March 8, 2022
The Economic Development Cluster (EDC) has prepared 14 thematic recommendations to help the country weather the indirect impact of the Russia-Ukraine conflict.
In the Talk to the People of President Rodrigo Roa Duterte on Monday, Finance Secretary Carlos G. Dominguez opened the EDC’s presentation with an overview of the impact of the Russia-Ukraine tensions on the Philippine economy. According to Dominguez, the impact of the crisis will not be directly felt by the country but may come in the form of indirect shocks through four major channels.
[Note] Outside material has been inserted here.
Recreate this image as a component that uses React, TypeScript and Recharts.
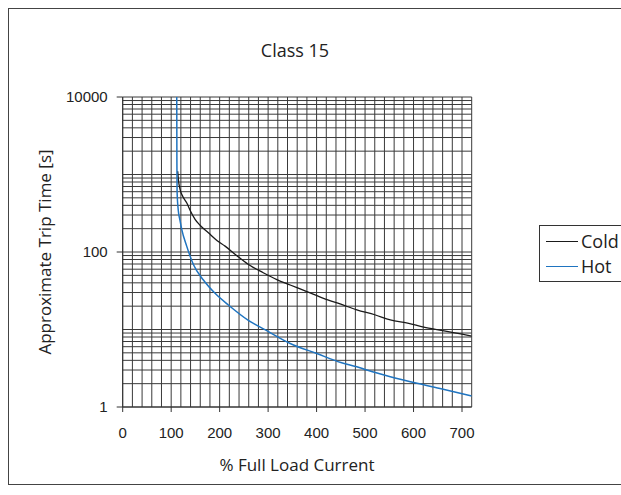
import React from 'react';
import { LineChart, Line, XAxis, YAxis, CartesianGrid, Legend } from 'recharts';

const coldCurrent = [113.5, 115, 118.3, 124, 132, 140, 149.3, 160, 176.8, 195, 211.2, 235, 259.4, 290, 318, 345.5, 380, 414.3, 450, 483, 520, 552, 590, 621, 660, 700, 720];
const coldTime = [1100, 850, 643, 520, 432, 335, 264, 220, 177, 140, 119, 90, 69, 54, 44, 37.5, 30.8, 25.2, 21.2, 17.9, 15.5, 13.3, 12, 10.7, 9.7, 8.7, 8.2];

const hotCurrent = [111.5, 111.8, 112.2, 114.8, 118, 121.8, 132, 145.8, 166.5, 190, 218, 260, 300.7, 345.5, 400.5, 450, 483, 503.8, 552, 607, 659, 720];
const hotTime = [10000, 1500, 600, 338, 260, 196, 119, 69, 43.5, 29.5, 20.7, 13, 9.4, 6.6, 4.9, 3.75, 3.31, 3.0, 2.46, 2.02, 1.71, 1.39];

const xGridTicks = [0, 20, 40, 60, 80, 100, 120, 140, 160, 180, 200, 220, 240, 260, 280, 300, 320, 340, 360, 380, 400, 420, 440, 460, 480, 500, 520, 540, 560, 580, 600, 620, 640, 660, 680, 700, 720];
const xLabelTicks = [0, 100, 200, 300, 400, 500, 600, 700];
const yGridTicks = [1, 2, 3, 4, 5, 6, 7, 8, 9, 10, 20, 30, 40, 50, 60, 70, 80, 90, 100, 200, 300, 400, 500, 600, 700, 800, 900, 1000, 2000, 3000, 4000, 5000, 6000, 7000, 8000, 9000, 10000];
const yLabelTicks = [1, 100, 10000];

const seriesNames = ['Cold', 'Hot'];
const seriesColors = ['#1a1a1a', '#1f74c0'];

const coldData = coldCurrent.map((x, i) => ({ x, y: coldTime[i] }));
const hotData = hotCurrent.map((x, i) => ({ x, y: hotTime[i] }));

const tickFont = '"Liberation Sans", Arial, sans-serif';
const labelFont = '"Open Sans", "Noto Sans", sans-serif';

const XTick = (props: any) => {
  const { x, y, payload } = props;
  if (!xLabelTicks.includes(payload.value)) return <g />;
  return (
    <g>
      <line x1={x} x2={x} y1={y} y2={y + 5} stroke="#333" />
      <text x={x} y={y + 31} textAnchor="middle" fontFamily={tickFont} fontSize={15} fill="#222">
        {payload.value}
      </text>
    </g>
  );
};

const YTick = (props: any) => {
  const { x, y, payload } = props;
  if (!yLabelTicks.includes(payload.value)) return <g />;
  return (
    <g>
      <line x1={x - 6} x2={x} y1={y} y2={y} stroke="#333" />
      <text x={x - 15} y={y + 5} textAnchor="end" fontFamily={tickFont} fontSize={15} fill="#222">
        {payload.value}
      </text>
    </g>
  );
};

const LegendBox = (props: any) => {
  const items = props.payload || [];
  return (
    <div
      style={{
        border: '1px solid #333',
        background: '#fff',
        width: 110,
        height: 57,
        boxSizing: 'border-box',
        paddingTop: 3,
        fontFamily: labelFont,
        fontSize: 18,
        color: '#222',
      }}
    >
      {items.map((it: any) => (
        <div key={it.value} style={{ display: 'flex', alignItems: 'center', height: 25, paddingLeft: 6 }}>
          <div style={{ width: 32, height: 0, borderTop: `1.5px solid ${it.color}`, marginRight: 3 }} />
          <span style={{ lineHeight: '25px', whiteSpace: 'nowrap' }}>{it.value}</span>
        </div>
      ))}
    </div>
  );
};

export default function App() {
  return (
    <div
      style={{
        position: 'fixed',
        left: 8,
        top: 8,
        width: 613,
        height: 477,
        overflow: 'hidden',
        background: '#fff',
      }}
    >
      <div
        style={{
          position: 'absolute',
          left: 0,
          top: 0,
          width: 700,
          height: 477,
          boxSizing: 'border-box',
          borderLeft: '1px solid #444',
          borderTop: '1px solid #444',
          borderBottom: '1px solid #444',
        }}
      />
      <div
        style={{
          position: 'absolute',
          left: 187,
          width: 200,
          top: 30,
          textAlign: 'center',
          fontFamily: labelFont,
          fontSize: 18,
          color: '#222',
        }}
      >
        Class 15
      </div>
      <div
        style={{
          position: 'absolute',
          left: 37 - 150,
          top: 244 - 13,
          width: 300,
          textAlign: 'center',
          transform: 'rotate(-90deg)',
          fontFamily: labelFont,
          fontSize: 17,
          lineHeight: '26px',
          color: '#222',
        }}
      >
        Approximate Trip Time [s]
      </div>
      <div
        style={{
          position: 'absolute',
          left: 139,
          width: 300,
          top: 445,
          textAlign: 'center',
          fontFamily: labelFont,
          fontSize: 17,
          color: '#222',
        }}
      >
        % Full Load Current
      </div>
      <div style={{ position: 'absolute', left: 0, top: 0, width: 613, height: 477 }}>
        <LineChart width={613} height={477} margin={{ top: 89, right: 149.3, left: 0, bottom: 48 }}>
          <CartesianGrid stroke="#3a3a3a" strokeWidth={1} fill="none" />
          <XAxis
            dataKey="x"
            type="number"
            domain={[0, 720]}
            ticks={xGridTicks}
            interval={0}
            allowDataOverflow
            height={30}
            tickSize={0}
            tickMargin={0}
            tickLine={false}
            axisLine={{ stroke: '#333' }}
            tick={<XTick />}
          />
          <YAxis
            type="number"
            scale="log"
            domain={[1, 10000]}
            ticks={yGridTicks}
            interval={0}
            allowDataOverflow
            width={114.7}
            tickSize={0}
            tickMargin={0}
            tickLine={false}
            axisLine={{ stroke: '#333' }}
            tick={<YTick />}
          />
          <Legend
            layout="vertical"
            align="center"
            verticalAlign="middle"
            content={<LegendBox />}
            wrapperStyle={{ left: 531, top: 217, width: 110, height: 57 }}
          />
          <Line
            name={seriesNames[0]}
            data={coldData}
            dataKey="y"
            type="monotone"
            stroke={seriesColors[0]}
            strokeWidth={1.3}
            dot={false}
            activeDot={false}
            isAnimationActive={false}
          />
          <Line
            name={seriesNames[1]}
            data={hotData}
            dataKey="y"
            type="monotone"
            stroke={seriesColors[1]}
            strokeWidth={1.5}
            dot={false}
            activeDot={false}
            isAnimationActive={false}
          />
        </LineChart>
      </div>
    </div>
  );
}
These are the commodity market, the financial market, investments, and impact on our fiscal health.
This was followed by Socioeconomic Planning Secretary Karl Kendrick T. Chua’s presentation on the EDC’s 14 thematic recommendations to help mitigate the indirect impact of the ongoing global crisis and keep the country on track to achieving its growth targets for this year.
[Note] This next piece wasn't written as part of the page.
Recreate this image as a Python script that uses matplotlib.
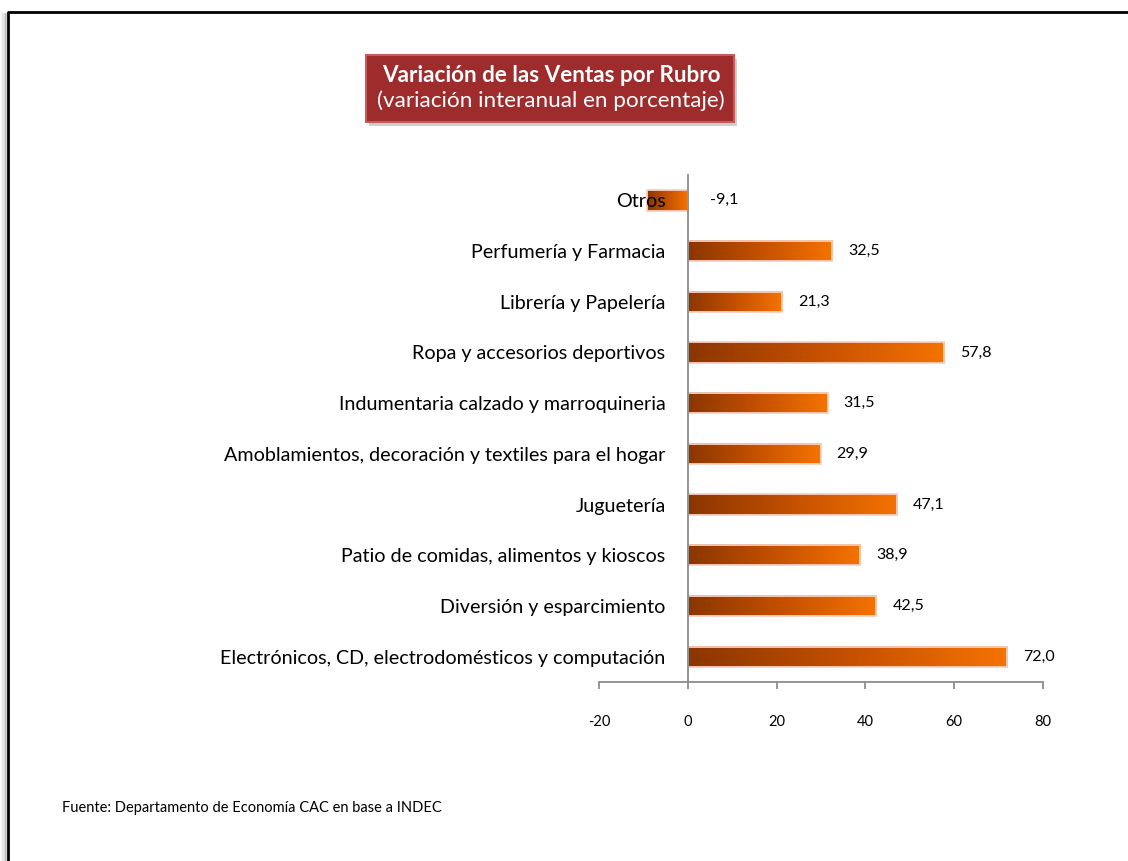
import numpy as np
import matplotlib.pyplot as plt
from matplotlib.colors import LinearSegmentedColormap
from matplotlib.patches import Rectangle

plt.rcParams['font.family'] = ['Lato', 'DejaVu Sans']

categorias = ['Electrónicos, CD, electrodomésticos y computación',
              'Diversión y esparcimiento',
              'Patio de comidas, alimentos y kioscos',
              'Juguetería',
              'Amoblamientos, decoración y textiles para el hogar',
              'Indumentaria calzado y marroquineria',
              'Ropa y accesorios deportivos',
              'Librería y Papelería',
              'Perfumería y Farmacia',
              'Otros']
valores = [72.0, 42.5, 38.9, 47.1, 29.9, 31.5, 57.8, 21.3, 32.5, -9.1]
ticks_x = [-20, 0, 20, 40, 60, 80]

fig = plt.figure(figsize=(11.28, 8.61), dpi=100)
ax = fig.add_axes([0.531, 0.2079, 0.3936, 0.5888])

cmap = LinearSegmentedColormap.from_list('naranja', ['#8a3600', '#c45000', '#f57300'])
grad = np.linspace(0, 1, 256).reshape(1, -1)
h = 0.4
for i, v in enumerate(valores):
    x0, x1 = min(0, v), max(0, v)
    ax.imshow(grad, cmap=cmap, extent=[x0, x1, i - h / 2, i + h / 2],
              aspect='auto', zorder=1, interpolation='bilinear')
    ax.add_patch(Rectangle((x0, i - h / 2), x1 - x0, h, fill=False,
                           edgecolor='#f9cfc0', linewidth=1.3, zorder=1.5))
    txt = f'{v:.1f}'.replace('.', ',')
    off = 16 if v >= 0 else 22
    ax.annotate(txt, (x1, i), xytext=(off, 0), textcoords='offset pixels',
                ha='left', va='center', fontsize=11.5, color='black')

for s in ['top', 'right']:
    ax.spines[s].set_visible(False)
ax.spines['left'].set_position(('data', 0))
ax.spines['left'].set_color('#8c8c8c')
ax.spines['bottom'].set_color('#8c8c8c')
ax.spines['left'].set_linewidth(1.3)
ax.spines['bottom'].set_linewidth(1.3)

ax.set_xlim(-20, 80)
ax.set_ylim(-0.5, 9.5)
ax.set_xticks(ticks_x)
ax.set_xticklabels([str(t) for t in ticks_x])
ax.set_yticks(range(len(categorias)))
ax.set_yticklabels(categorias)
ax.tick_params(axis='y', length=0, pad=16, labelsize=14.2)
ax.tick_params(axis='x', direction='out', length=5, width=1.3, color='#8c8c8c',
               pad=19, labelsize=10.5)
ax.set_facecolor('none')

# título en recuadro
fig.patches.append(Rectangle((369 / 1128, 1 - 126 / 861), 368 / 1128, 67 / 861,
                             transform=fig.transFigure, facecolor='#b0b0b0',
                             edgecolor='none', alpha=0.6, zorder=1))
fig.patches.append(Rectangle((366 / 1128, 1 - 122 / 861), 368 / 1128, 67 / 861,
                             transform=fig.transFigure, facecolor='#9e2c2c',
                             edgecolor='#c45a5a', linewidth=1.5, zorder=2))
fig.text(551 / 1128, 1 - 76 / 861, 'Variación de las Ventas por Rubro', ha='center',
         va='center', fontsize=16.2, fontweight='bold', color='white', zorder=3)
fig.text(551 / 1128, 1 - 101 / 861, '(variación interanual en porcentaje)', ha='center',
         va='center', fontsize=16.2, color='white', zorder=3)

fig.text(62 / 1128, 1 - 808 / 861, 'Fuente: Departamento de Economía CAC en base a INDEC',
         ha='left', va='center', fontsize=10.5, color='black')

# marco
for k, a in enumerate([0.35, 0.25, 0.15, 0.08]):
    fig.lines.append(plt.Line2D([(6 - 1.5 * k) / 1128] * 2, [0, 1 - 14 / 861],
                                transform=fig.transFigure, color='#808080', alpha=a, lw=1.5))
fig.lines.append(plt.Line2D([8 / 1128, 8 / 1128, 1], [0, 1 - 12 / 861, 1 - 12 / 861],
                            transform=fig.transFigure, color='black', lw=2))

fig.savefig('out.png', dpi=100)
“We need to shift the entire country to Alert Level 1 at the soonest possible time and to open all the schools for face-to-face learning. This can increase the productivity of our domestic economy and offset the external risks. While we cannot prevent the risks coming from the global perspective, we can strengthen our domestic economy to provide the people with more jobs and opportunities,” Chua reiterated.
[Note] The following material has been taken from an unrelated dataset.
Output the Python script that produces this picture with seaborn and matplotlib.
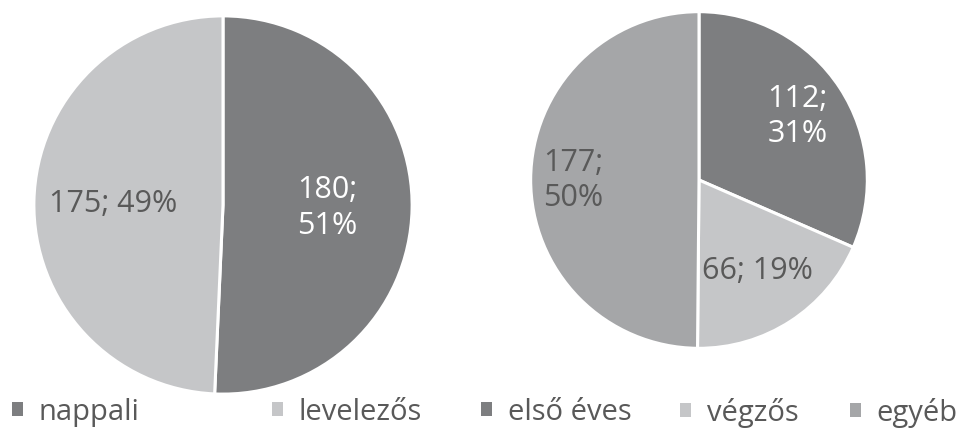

Moreover, to help mitigate the increased prices of diesel and gasoline, the EDC recommended doubling the budget for fuel subsidies from PHP 2.5 billion to PHP 5 billion to cushion the impacts on public utility vehicle (PUV) drivers in the transport sector. At the same time, the cluster also recommended the provision of additional fuel vouchers for agricultural producers by increasing the budget from PHP 500 million to PHP 1.1 billion to reduce input costs. The first tranche will be in March and the second tranche in April.
Chua also listed several crucial measures that will require legislative approval. These include increasing the buffer stock of gas and diesel from 30 to 45 days and liquefied petroleum gas or LPG from 7 to 15 days.
For energy generation and electricity, the EDC proposed expanding the supply of coal and temporarily removing the commodity’s most favored nation (MFN) tariff rate of 7 percent until December 2022. This will ensure sufficient inventory and lower power charges for consumers. The NEDA chief also promoted energy conservation, including the use of sensor technologies for energy savings, and welcomed the agreements with private electric companies to stagger future increases in generation charges.
Chua also presented recommendations to increase supply and ensure lower prices of rice, corn, pork, fish, chicken, sugar, and wheat by generally lowering tariff rates, expanding the sources of imports, and removing all non-tariff barriers for importation. He then repeated the need to pass the livestock and dairy bills to help farmers increase their productivity and competitiveness and ensure the domestic food supply. He added that the inclusion of agriculture and renewable energy in the draft Strategic Investment Priority Plan will improve our bid in attracting more investments in these sectors which can help increase the supply of food and energy.
When asked by President Rodrigo Roa Duterte whether these recommendations require legislation, Chua stressed that the executive branch of the government will need to move fast in order to implement what is already in the budget and prepare for the resumption of session in Congress in May.
“We have the subsidies in our budget so we will implement these immediately. We will also submit a request for the issuance of an Executive Order for tariff reduction as Congress is not in session at this time. Finally, for the two that need legislation, we will draft these for Congress’ consideration when they return,” Chua said.